#### [Exercise requirements]
Reproduce the lines from the one bearing "Generate a web" through the one bearing "const y = d3.scaleLinear().domain([0, 30]).range([B, T]);", inclusive. Copy them exactly; include no other line.

↓↓↓

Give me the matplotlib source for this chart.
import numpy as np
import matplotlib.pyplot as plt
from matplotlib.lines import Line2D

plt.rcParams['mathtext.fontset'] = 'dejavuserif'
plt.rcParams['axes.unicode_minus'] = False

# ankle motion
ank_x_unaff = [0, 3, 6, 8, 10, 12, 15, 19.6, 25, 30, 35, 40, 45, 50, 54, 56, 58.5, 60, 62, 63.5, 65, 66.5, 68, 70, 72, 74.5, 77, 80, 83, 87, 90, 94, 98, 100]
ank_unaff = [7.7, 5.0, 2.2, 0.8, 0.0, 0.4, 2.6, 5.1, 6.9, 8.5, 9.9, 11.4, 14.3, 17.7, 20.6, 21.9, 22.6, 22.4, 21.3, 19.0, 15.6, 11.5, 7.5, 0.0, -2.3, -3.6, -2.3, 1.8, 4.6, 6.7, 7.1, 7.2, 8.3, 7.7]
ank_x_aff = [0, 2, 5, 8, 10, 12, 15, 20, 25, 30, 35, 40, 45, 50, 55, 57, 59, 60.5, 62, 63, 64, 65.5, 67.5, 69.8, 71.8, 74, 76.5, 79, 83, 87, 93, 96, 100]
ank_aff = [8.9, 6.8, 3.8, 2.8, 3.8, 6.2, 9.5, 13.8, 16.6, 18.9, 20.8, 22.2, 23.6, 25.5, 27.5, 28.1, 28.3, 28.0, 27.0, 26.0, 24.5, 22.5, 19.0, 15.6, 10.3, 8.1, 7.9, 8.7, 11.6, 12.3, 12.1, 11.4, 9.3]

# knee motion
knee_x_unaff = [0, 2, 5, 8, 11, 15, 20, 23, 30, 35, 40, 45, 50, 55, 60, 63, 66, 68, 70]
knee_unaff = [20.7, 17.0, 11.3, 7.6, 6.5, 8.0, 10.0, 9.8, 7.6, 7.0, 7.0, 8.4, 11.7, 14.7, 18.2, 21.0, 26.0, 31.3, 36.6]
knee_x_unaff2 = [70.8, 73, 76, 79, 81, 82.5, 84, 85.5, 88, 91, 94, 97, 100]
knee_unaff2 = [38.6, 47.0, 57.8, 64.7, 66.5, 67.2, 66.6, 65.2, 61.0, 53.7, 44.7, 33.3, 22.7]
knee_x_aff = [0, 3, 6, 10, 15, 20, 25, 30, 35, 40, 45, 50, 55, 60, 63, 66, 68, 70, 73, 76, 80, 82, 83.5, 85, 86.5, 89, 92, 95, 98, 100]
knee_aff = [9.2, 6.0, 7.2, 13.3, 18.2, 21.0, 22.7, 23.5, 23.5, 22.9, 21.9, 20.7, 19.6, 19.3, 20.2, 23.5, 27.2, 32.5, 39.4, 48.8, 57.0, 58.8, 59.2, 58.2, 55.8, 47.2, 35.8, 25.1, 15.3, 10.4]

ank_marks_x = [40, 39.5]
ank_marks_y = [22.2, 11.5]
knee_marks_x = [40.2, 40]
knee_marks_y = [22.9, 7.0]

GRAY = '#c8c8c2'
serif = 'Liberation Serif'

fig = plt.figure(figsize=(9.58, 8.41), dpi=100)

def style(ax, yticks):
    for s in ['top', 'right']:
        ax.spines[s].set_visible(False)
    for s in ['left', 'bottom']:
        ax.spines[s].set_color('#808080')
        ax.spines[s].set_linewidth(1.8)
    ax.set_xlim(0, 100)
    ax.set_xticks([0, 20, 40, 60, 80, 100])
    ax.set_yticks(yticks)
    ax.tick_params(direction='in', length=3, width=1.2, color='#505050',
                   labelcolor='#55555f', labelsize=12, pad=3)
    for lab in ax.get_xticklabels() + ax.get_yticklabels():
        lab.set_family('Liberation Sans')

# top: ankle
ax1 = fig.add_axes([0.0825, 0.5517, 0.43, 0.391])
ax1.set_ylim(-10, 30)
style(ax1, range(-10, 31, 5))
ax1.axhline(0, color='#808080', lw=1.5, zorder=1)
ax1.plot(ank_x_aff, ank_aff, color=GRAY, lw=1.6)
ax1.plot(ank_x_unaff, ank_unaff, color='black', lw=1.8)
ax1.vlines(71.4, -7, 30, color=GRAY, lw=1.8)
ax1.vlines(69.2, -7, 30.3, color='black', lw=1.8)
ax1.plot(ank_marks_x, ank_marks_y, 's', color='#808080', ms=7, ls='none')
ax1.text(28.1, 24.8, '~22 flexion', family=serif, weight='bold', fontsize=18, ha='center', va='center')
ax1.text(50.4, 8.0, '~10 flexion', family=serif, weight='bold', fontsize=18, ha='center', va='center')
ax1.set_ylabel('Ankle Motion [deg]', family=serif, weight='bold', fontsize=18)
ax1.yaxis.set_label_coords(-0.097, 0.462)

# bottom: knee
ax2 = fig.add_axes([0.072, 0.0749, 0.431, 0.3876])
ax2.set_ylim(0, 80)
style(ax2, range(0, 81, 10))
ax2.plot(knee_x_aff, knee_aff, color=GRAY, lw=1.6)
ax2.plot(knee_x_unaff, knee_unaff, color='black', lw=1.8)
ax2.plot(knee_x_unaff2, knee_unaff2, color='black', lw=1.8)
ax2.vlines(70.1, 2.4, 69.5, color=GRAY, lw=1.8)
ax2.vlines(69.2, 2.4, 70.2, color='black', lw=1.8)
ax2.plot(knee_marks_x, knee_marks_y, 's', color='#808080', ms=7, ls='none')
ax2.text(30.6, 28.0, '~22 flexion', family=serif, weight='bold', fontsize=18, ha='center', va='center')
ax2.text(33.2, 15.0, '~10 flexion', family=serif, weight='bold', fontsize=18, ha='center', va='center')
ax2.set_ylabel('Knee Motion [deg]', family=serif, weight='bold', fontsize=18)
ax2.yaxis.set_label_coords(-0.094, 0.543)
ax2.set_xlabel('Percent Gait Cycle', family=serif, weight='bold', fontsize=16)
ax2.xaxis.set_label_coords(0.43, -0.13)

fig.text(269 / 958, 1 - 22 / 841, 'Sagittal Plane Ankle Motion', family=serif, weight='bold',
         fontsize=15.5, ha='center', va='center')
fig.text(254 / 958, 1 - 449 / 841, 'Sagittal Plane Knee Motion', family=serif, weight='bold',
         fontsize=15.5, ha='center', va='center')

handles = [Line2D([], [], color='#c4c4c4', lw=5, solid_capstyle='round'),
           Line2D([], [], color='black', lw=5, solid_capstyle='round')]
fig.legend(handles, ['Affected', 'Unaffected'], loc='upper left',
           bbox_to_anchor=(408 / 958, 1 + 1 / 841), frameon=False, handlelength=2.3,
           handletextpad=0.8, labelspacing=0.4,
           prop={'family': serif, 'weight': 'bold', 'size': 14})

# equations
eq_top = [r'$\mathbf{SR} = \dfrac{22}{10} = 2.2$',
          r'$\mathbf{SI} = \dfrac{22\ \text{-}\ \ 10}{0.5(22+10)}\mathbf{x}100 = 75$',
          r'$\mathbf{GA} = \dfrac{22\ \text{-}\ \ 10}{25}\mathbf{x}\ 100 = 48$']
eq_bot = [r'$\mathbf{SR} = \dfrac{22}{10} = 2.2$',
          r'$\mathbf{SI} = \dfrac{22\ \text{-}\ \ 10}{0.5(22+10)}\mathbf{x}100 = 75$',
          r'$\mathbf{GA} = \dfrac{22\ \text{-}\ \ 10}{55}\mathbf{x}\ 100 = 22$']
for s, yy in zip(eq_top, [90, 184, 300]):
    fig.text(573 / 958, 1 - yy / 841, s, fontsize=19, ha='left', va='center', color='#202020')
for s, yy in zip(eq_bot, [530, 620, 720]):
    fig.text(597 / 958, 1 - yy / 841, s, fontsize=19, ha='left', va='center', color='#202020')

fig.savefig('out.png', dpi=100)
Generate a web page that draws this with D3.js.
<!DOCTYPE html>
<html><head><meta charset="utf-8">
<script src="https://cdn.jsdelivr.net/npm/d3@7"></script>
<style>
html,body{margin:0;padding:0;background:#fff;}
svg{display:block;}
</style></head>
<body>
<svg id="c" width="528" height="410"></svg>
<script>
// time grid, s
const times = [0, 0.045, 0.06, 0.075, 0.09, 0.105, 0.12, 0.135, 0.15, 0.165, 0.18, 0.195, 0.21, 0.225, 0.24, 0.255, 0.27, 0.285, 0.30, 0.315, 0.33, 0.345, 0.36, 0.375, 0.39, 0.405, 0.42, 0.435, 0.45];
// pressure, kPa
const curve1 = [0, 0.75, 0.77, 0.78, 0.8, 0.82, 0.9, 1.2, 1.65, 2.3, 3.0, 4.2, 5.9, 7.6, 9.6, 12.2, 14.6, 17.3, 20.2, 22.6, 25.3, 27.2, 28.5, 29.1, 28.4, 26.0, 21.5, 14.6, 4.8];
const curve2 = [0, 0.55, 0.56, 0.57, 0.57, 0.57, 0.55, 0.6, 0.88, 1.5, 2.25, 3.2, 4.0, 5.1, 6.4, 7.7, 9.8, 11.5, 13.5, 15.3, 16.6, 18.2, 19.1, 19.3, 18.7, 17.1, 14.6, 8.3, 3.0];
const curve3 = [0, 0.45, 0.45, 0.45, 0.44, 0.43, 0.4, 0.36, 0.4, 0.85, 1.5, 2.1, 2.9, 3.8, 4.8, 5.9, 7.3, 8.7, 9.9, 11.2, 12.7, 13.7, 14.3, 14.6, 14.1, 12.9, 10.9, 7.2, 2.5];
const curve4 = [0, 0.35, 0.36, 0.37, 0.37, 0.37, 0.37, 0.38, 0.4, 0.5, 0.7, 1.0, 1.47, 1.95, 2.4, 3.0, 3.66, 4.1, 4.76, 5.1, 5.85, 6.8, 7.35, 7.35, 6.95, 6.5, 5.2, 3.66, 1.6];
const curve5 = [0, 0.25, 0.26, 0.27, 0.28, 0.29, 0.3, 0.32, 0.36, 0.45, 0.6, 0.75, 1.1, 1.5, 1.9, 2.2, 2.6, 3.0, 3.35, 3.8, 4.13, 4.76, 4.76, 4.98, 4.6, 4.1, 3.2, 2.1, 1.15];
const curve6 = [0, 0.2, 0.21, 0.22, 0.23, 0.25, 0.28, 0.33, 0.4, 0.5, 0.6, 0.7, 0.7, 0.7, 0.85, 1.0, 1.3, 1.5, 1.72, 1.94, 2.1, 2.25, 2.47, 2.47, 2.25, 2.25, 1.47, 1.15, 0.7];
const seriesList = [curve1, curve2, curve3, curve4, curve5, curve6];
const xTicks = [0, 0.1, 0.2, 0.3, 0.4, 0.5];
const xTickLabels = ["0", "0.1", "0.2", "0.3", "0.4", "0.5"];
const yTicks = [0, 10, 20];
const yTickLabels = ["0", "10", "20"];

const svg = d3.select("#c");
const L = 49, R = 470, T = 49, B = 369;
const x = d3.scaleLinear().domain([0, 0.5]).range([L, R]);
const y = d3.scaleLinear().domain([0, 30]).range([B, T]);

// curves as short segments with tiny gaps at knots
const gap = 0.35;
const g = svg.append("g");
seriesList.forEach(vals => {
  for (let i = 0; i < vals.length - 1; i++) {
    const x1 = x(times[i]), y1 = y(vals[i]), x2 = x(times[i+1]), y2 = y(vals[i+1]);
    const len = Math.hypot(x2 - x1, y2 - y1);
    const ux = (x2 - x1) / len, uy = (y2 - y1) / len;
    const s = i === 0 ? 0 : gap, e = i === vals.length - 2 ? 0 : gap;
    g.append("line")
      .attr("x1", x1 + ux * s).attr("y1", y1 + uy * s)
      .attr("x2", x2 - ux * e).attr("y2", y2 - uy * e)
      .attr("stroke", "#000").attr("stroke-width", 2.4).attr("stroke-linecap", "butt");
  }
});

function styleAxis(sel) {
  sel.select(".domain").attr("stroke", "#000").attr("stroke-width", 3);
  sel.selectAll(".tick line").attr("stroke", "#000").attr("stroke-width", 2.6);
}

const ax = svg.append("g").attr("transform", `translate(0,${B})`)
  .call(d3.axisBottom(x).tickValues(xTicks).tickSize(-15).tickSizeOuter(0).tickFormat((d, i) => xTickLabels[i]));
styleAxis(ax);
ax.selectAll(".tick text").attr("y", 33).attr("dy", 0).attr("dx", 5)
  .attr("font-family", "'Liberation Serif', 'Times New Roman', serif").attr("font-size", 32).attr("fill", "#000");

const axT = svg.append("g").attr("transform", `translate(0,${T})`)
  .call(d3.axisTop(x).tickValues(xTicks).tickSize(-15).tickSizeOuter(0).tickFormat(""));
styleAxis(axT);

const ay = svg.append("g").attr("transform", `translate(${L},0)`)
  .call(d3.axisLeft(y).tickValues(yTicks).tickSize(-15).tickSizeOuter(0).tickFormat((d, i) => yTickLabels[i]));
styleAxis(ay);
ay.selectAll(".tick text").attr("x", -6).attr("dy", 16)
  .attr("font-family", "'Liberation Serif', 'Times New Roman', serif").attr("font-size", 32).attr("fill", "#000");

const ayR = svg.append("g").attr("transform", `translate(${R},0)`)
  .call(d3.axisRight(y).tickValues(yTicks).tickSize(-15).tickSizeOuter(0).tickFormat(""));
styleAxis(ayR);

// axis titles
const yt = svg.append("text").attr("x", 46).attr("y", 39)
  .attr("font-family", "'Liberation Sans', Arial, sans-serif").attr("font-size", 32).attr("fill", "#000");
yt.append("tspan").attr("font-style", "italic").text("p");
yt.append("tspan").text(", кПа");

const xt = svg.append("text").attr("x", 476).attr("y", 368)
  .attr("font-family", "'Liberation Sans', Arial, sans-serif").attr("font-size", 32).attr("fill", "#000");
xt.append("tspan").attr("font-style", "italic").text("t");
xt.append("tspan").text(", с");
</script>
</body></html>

↑↑↑

#### [Exercise solution]
Generate a web page that draws this with D3.js.
<!DOCTYPE html>
<html><head><meta charset="utf-8">
<script src="https://cdn.jsdelivr.net/npm/d3@7"></script>
<style>
html,body{margin:0;padding:0;background:#fff;}
svg{display:block;}
</style></head>
<body>
<svg id="c" width="528" height="410"></svg>
<script>
// time grid, s
const times = [0, 0.045, 0.06, 0.075, 0.09, 0.105, 0.12, 0.135, 0.15, 0.165, 0.18, 0.195, 0.21, 0.225, 0.24, 0.255, 0.27, 0.285, 0.30, 0.315, 0.33, 0.345, 0.36, 0.375, 0.39, 0.405, 0.42, 0.435, 0.45];
// pressure, kPa
const curve1 = [0, 0.75, 0.77, 0.78, 0.8, 0.82, 0.9, 1.2, 1.65, 2.3, 3.0, 4.2, 5.9, 7.6, 9.6, 12.2, 14.6, 17.3, 20.2, 22.6, 25.3, 27.2, 28.5, 29.1, 28.4, 26.0, 21.5, 14.6, 4.8];
const curve2 = [0, 0.55, 0.56, 0.57, 0.57, 0.57, 0.55, 0.6, 0.88, 1.5, 2.25, 3.2, 4.0, 5.1, 6.4, 7.7, 9.8, 11.5, 13.5, 15.3, 16.6, 18.2, 19.1, 19.3, 18.7, 17.1, 14.6, 8.3, 3.0];
const curve3 = [0, 0.45, 0.45, 0.45, 0.44, 0.43, 0.4, 0.36, 0.4, 0.85, 1.5, 2.1, 2.9, 3.8, 4.8, 5.9, 7.3, 8.7, 9.9, 11.2, 12.7, 13.7, 14.3, 14.6, 14.1, 12.9, 10.9, 7.2, 2.5];
const curve4 = [0, 0.35, 0.36, 0.37, 0.37, 0.37, 0.37, 0.38, 0.4, 0.5, 0.7, 1.0, 1.47, 1.95, 2.4, 3.0, 3.66, 4.1, 4.76, 5.1, 5.85, 6.8, 7.35, 7.35, 6.95, 6.5, 5.2, 3.66, 1.6];
const curve5 = [0, 0.25, 0.26, 0.27, 0.28, 0.29, 0.3, 0.32, 0.36, 0.45, 0.6, 0.75, 1.1, 1.5, 1.9, 2.2, 2.6, 3.0, 3.35, 3.8, 4.13, 4.76, 4.76, 4.98, 4.6, 4.1, 3.2, 2.1, 1.15];
const curve6 = [0, 0.2, 0.21, 0.22, 0.23, 0.25, 0.28, 0.33, 0.4, 0.5, 0.6, 0.7, 0.7, 0.7, 0.85, 1.0, 1.3, 1.5, 1.72, 1.94, 2.1, 2.25, 2.47, 2.47, 2.25, 2.25, 1.47, 1.15, 0.7];
const seriesList = [curve1, curve2, curve3, curve4, curve5, curve6];
const xTicks = [0, 0.1, 0.2, 0.3, 0.4, 0.5];
const xTickLabels = ["0", "0.1", "0.2", "0.3", "0.4", "0.5"];
const yTicks = [0, 10, 20];
const yTickLabels = ["0", "10", "20"];

const svg = d3.select("#c");
const L = 49, R = 470, T = 49, B = 369;
const x = d3.scaleLinear().domain([0, 0.5]).range([L, R]);
const y = d3.scaleLinear().domain([0, 30]).range([B, T]);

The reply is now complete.